Where Sake Heritage Meets the Kaiseki Counter
Souan Nabeshima is a restaurant in Kashima, Saga Prefecture, serving seasonal Japanese kaiseki with a sake pairing. Souan Nabeshima sits inside this format as the restaurant arm of Fukuchiyo Sake Brewery, the producer behind Nabeshima, a sake that earned international recognition before most Western collectors had begun paying serious attention to regional Japanese brewing. The six-seat counter operates at a price tier that aligns with that positioning.
The setting reinforces the logic, with Kashima on the coast and Hizen Hama Station nearby. The Ariake is one of Japan's most productive tidal flats, and the seafood it yields including local varieties of clams, mullet, and eel forms a culinary identity distinct from the better-documented fishing cultures of Hokkaido or the Pacific coast. Dining here places you inside that specific geography rather than observing it from a distance.

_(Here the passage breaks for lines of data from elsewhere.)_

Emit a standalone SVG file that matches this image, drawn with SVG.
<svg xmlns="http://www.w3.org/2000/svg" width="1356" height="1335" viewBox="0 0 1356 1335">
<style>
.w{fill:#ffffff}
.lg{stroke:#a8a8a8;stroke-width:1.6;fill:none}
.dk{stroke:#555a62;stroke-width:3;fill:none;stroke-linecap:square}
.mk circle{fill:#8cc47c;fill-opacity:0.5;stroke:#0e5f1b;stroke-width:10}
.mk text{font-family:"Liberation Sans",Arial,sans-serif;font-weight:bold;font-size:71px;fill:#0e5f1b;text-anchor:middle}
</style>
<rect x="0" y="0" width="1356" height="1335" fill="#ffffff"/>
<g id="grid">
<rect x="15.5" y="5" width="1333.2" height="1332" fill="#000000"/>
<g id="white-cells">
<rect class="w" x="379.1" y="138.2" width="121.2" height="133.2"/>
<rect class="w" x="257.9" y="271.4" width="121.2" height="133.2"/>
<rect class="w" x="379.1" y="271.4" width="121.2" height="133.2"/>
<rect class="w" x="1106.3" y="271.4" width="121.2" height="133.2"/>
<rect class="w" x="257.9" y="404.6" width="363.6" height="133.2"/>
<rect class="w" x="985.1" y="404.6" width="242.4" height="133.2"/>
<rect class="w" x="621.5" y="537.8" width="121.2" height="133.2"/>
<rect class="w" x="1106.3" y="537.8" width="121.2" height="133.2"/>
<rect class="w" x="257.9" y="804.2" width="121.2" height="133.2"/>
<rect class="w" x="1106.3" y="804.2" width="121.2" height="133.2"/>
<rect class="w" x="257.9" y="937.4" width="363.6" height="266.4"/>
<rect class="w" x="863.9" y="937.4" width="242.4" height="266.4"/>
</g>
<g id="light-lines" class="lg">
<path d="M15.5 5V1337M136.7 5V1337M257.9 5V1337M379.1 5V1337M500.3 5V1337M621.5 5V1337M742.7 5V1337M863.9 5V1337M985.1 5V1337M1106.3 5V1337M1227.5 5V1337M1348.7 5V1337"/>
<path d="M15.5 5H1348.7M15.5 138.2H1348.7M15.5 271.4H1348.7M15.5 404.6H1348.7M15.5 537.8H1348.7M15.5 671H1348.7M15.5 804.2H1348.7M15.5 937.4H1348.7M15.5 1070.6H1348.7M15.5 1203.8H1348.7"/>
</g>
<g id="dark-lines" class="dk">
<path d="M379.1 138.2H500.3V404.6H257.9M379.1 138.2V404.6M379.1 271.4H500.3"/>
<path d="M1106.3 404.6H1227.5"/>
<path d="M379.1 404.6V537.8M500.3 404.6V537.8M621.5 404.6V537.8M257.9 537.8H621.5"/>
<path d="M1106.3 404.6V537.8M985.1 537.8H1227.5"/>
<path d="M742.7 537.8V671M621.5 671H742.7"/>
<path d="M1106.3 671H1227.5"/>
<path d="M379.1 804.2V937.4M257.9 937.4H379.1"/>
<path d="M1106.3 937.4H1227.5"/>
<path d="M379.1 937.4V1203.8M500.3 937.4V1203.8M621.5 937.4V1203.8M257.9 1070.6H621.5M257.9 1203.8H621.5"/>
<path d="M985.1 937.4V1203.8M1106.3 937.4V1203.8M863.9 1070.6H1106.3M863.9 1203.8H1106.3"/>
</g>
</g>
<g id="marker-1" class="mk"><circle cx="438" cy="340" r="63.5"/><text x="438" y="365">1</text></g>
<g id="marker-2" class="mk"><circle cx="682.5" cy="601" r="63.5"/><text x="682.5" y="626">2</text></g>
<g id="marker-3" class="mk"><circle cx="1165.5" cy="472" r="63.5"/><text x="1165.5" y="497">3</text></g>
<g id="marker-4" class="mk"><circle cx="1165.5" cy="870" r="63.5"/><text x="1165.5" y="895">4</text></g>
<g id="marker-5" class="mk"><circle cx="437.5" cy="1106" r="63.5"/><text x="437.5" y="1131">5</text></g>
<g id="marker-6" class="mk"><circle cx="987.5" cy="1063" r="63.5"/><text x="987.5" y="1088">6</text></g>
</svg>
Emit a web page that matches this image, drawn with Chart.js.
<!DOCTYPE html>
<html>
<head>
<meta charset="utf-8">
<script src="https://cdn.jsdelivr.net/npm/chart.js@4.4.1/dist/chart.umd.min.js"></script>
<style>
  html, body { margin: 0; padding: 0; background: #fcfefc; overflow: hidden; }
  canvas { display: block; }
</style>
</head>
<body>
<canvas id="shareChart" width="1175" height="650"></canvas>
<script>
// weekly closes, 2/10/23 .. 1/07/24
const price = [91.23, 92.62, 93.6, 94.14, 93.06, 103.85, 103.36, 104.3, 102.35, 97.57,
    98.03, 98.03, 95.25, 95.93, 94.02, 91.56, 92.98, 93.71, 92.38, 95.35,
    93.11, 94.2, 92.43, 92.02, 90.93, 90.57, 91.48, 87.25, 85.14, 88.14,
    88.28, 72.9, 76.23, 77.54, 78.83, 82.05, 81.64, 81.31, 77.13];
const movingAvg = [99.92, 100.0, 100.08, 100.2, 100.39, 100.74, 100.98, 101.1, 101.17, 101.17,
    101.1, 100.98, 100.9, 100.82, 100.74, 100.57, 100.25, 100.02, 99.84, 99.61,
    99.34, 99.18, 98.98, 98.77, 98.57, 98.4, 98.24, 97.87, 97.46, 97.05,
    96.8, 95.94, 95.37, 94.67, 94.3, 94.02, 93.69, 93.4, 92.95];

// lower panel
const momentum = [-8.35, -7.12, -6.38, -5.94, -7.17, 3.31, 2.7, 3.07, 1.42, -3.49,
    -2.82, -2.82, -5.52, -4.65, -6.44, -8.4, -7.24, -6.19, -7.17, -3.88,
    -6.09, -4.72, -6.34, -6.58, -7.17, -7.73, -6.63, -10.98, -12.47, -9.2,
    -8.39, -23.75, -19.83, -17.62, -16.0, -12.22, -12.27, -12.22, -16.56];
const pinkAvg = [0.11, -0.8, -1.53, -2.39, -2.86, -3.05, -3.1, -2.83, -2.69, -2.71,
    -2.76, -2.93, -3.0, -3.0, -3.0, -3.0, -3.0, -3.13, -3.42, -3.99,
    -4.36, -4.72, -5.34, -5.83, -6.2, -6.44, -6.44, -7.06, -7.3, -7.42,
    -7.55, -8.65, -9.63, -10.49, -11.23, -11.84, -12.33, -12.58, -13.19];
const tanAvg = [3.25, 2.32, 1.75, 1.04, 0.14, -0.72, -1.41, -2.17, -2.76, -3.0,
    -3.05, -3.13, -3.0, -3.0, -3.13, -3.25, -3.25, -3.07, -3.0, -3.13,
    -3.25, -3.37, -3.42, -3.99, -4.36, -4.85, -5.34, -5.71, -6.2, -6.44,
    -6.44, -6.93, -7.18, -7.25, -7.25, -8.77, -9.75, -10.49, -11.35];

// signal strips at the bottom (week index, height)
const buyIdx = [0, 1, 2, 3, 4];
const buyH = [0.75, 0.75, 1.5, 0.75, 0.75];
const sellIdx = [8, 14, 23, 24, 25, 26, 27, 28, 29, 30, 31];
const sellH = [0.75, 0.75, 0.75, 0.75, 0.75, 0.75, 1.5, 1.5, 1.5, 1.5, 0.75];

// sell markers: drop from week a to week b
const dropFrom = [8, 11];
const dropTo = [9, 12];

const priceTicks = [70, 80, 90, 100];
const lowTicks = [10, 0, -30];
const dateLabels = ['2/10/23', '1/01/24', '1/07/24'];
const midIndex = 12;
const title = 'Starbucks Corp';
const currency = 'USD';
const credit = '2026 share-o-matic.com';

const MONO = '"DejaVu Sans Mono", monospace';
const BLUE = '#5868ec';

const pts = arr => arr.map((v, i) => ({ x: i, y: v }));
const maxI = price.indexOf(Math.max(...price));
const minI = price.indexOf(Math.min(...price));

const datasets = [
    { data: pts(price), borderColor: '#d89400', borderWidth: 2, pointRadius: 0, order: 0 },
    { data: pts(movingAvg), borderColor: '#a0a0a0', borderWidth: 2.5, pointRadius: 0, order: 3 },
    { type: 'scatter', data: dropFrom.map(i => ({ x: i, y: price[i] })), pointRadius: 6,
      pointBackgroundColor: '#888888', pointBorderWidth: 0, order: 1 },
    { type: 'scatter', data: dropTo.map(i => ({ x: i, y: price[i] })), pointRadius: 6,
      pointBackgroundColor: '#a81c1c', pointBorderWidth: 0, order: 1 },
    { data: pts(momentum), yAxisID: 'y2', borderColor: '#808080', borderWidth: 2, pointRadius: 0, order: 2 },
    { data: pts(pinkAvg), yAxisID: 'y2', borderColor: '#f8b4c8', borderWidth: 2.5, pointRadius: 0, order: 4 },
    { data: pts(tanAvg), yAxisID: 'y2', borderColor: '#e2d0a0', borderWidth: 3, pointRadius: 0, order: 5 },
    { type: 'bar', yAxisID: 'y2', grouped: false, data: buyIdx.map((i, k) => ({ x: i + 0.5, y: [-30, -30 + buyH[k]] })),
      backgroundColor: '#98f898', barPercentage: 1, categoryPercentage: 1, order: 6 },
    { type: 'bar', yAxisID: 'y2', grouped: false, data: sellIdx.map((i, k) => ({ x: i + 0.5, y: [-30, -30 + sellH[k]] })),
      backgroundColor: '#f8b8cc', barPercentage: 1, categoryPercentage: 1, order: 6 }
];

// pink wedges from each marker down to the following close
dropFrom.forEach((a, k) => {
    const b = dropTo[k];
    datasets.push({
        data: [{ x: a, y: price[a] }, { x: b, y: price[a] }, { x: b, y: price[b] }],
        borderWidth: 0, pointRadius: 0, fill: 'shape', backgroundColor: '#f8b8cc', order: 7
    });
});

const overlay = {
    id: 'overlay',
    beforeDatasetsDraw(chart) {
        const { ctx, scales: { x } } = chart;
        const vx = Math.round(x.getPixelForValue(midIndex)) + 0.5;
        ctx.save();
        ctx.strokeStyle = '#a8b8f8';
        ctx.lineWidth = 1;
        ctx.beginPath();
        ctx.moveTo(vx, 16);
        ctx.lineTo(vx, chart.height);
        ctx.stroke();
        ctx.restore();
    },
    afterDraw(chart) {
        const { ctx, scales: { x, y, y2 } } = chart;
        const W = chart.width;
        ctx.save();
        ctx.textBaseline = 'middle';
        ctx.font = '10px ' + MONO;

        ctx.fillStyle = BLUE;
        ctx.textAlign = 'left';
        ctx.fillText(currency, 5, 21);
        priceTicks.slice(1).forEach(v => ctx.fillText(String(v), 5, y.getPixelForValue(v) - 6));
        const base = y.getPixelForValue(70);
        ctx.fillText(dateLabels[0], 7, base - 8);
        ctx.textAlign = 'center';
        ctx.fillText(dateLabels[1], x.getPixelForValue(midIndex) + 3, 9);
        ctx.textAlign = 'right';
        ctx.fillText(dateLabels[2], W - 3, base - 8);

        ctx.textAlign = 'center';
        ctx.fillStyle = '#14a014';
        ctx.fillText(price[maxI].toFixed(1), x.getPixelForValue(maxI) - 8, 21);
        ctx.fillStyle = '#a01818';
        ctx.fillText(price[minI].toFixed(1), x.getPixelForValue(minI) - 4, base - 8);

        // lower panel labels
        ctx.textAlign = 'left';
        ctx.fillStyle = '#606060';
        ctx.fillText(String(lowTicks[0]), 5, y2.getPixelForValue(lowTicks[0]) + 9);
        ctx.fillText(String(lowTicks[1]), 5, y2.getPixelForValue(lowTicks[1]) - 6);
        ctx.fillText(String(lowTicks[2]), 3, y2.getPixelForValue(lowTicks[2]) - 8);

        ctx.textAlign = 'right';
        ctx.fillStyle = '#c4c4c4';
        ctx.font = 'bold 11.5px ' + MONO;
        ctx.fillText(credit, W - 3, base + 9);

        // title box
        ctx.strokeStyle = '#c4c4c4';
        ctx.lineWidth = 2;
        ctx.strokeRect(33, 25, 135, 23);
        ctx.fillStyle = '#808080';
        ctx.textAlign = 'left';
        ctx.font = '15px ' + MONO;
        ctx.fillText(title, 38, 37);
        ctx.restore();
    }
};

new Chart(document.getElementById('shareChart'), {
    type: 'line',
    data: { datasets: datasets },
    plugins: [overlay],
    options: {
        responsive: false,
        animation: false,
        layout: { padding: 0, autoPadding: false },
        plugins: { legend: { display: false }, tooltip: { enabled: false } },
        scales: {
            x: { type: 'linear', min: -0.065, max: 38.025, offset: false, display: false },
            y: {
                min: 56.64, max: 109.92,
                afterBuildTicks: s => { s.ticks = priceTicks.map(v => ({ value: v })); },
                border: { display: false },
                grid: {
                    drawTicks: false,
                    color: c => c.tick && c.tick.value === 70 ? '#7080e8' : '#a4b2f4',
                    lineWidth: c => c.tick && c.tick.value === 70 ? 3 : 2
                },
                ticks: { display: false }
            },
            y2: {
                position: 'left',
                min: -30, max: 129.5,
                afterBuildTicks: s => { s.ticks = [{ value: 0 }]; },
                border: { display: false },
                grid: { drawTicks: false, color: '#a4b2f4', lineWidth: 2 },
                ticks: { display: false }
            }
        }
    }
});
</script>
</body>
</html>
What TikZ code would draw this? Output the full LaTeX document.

Six Seats and What That Number Implies
A six-seat counter in Japanese fine dining is a deliberate constraint. Counters of this size are common at the apex of the kaiseki and omakase formats in Kyoto and Tokyo, where they signal total precision, ingredient-led menus with limited substitution, and a service rhythm that depends on the kitchen reading the room rather than processing a dining room. At Souan Nabeshima, all six seats face the counter and there are no private rooms. The format is kaiseki-adjacent: Japanese cuisine served in a sequence where each course reflects seasonal and local sourcing, with the brewery's sake available as the natural pairing context.
For comparison, counters at this scale and price point in other cities include Goh in Fukuoka and Gion Sasaki in Kyoto, both of which represent the regionalized kaiseki tradition at different price brackets. Souan Nabeshima's JPY 30,000 to 39,999 dinner bracket (plus ten percent service) places it firmly in the premium tier for Kyushu, where fine dining rarely commands Tokyo or Kyoto pricing without a proportional audience. Within Saga itself, the contrast is sharp: Sumiyaki Hamburger Steak Gyusen operates at JPY 2,000 to 2,999, which marks the breadth of the prefecture's dining range.
The Award Record as a Reliability Signal
Souan Nabeshima has received the Tabelog Bronze Award consecutively from 2023 through 2026, alongside two inclusions in the Tabelog Japanese Cuisine WEST 100 list, in 2023 and 2025. Its Tabelog score sits at 4.28 to 4.33 across those cycles. These signals matter in a specific way: Tabelog's Bronze tier, particularly in the WEST 100 selection, reflects sustained performance across a large volume of reviewer data rather than a single critic's visit. For a restaurant outside a major metropolitan area, maintaining that consistency for four consecutive years indicates sustained demand.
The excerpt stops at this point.